Unafraid, Yet Terrified

I wrote this on October 6, 2009 after a tough day volunteering at a family homeless shelter.
She stumbled into the room with frightened eyes. Three young children followed at her feet, somber and bewildered. She was high as a kite and couldn't walk straight, let alone think clearly. "I just don't know what to do anymore," she mumbled, coming to sit down in a chair. "I can't stay. I need a smoke. I can't stay in here." Trembling, she took her crying toddler by the hand and rushed out of the room, ignoring the pleas of my grandmother. "I need a smoke. I'll be back later. I can't take this right now."

Her other two children sat in silence, staring at me with forlorn expressions. I spoke to them with a huge smile on my face, pretending like nothing was wrong. Like their weeping mother hadn't just fled the room, leaving a trail of confusion behind her. Like there weren't any problems.

I try to make the class an escape for the kids, a place where they can go to laugh and play games and win prizes and have fun and learn about Jesus without having to think about the crappiness of life. For an hour out of the week, there are no problems.

My lesson was about how Jesus calmed the storm and how He could help them with tough stuff in life, just like He helped His disciples. Towards the end of the lesson, I said, "Raise your hand if you have ever been scared." My point was going to be that when you're scared, you can put your trust in Jesus and He will help you.

Everyone raised their hands, grinning sheepishly, except for the two children. "I don't get scared," the little girl said.

I smiled at her. "You NEVER get scared? I sure get scared sometimes."

"Well, I don't."

"Not even when you were little?"

"No. Never." She looked at me with defiance shining in her blue eyes, daring me to disagree.

"Wow, you must be really brave."

She nodded her head, completely serious. "I am."

Her younger brother peered at me through his bangs. "I don't get scared either."
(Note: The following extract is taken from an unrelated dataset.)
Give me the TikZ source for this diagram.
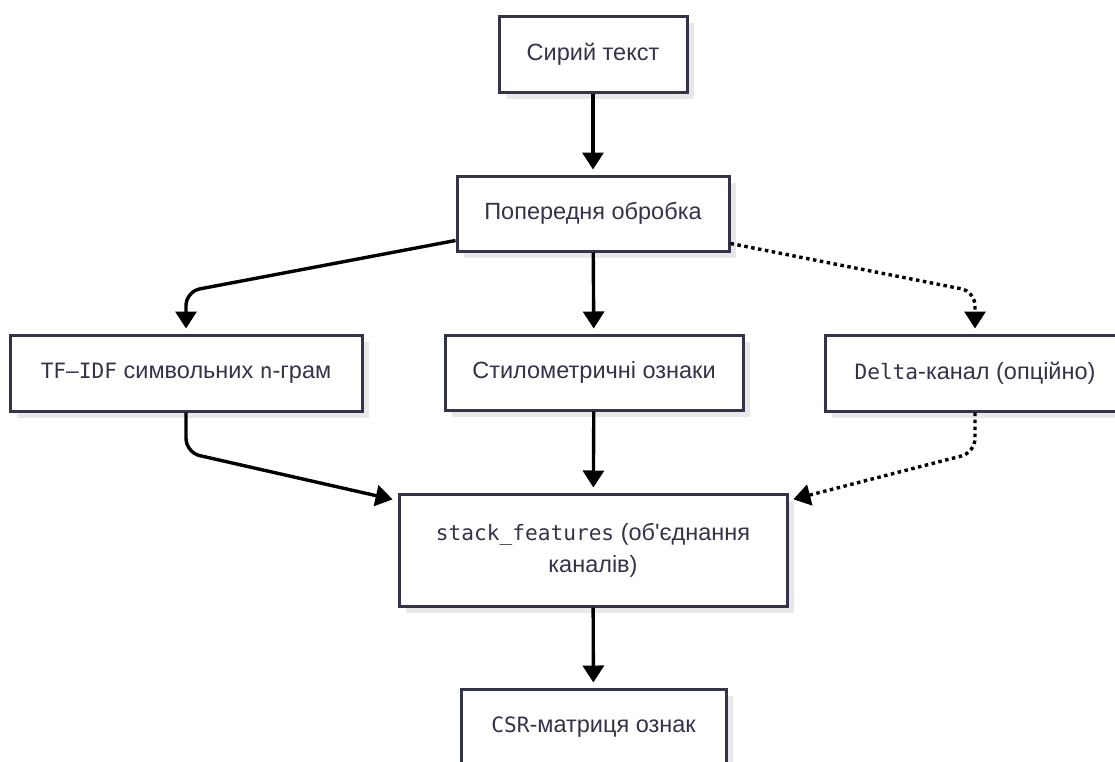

I didn't press them any further. "Wow," I said. "These guys NEVER get scared. I've never heard of anyone who hasn''t ever been scared before." And then I went on with the lesson.

Later, we saw the mother outside, standing in the chilly autumn breeze. Terror was stretched across her face. "They're making us leave tomorrow," she said hoarsely. "I have to go back to hell."

We bid farewell to the mother and her children, watching as they stood close to each other, connected by a bond that only hard times could create. As I slid into my grandmother's car, we stared at each other for a moment, sharing a single thought, "Where else do they have to go?"

An abusive father? The streets? A crack house?

The mother is in a terrible situation. That's bad enough. But even worse, there are three little children caught up in the middle of their mother's problems. Who knows what they go through each day? Who knows what they see, what they hear, where they have to sleep at night?

The mother was on drugs. I realize that drugs aren't allowed in Faith City. But what about her kids? Where do her babies have to live after tomorrow? Who is there to look out for them when their world is crashing down around them?

"I'm not afraid." A protective wall was rigid in the little girl's eyes, separating her emotions from the world. She has no one but her two brothers and a mother who can't even walk straight. How can she rebound from problems that leave her drowning when nobody is offering her help?

As Christians in modern day America, how far do we need to go to protect these children? How long are we going to sit here and watch them take blow after blow after blow? How many blows can they bear until they shatter into a thousand pieces?

And why haven't we helped them before now? I can't help but wonder.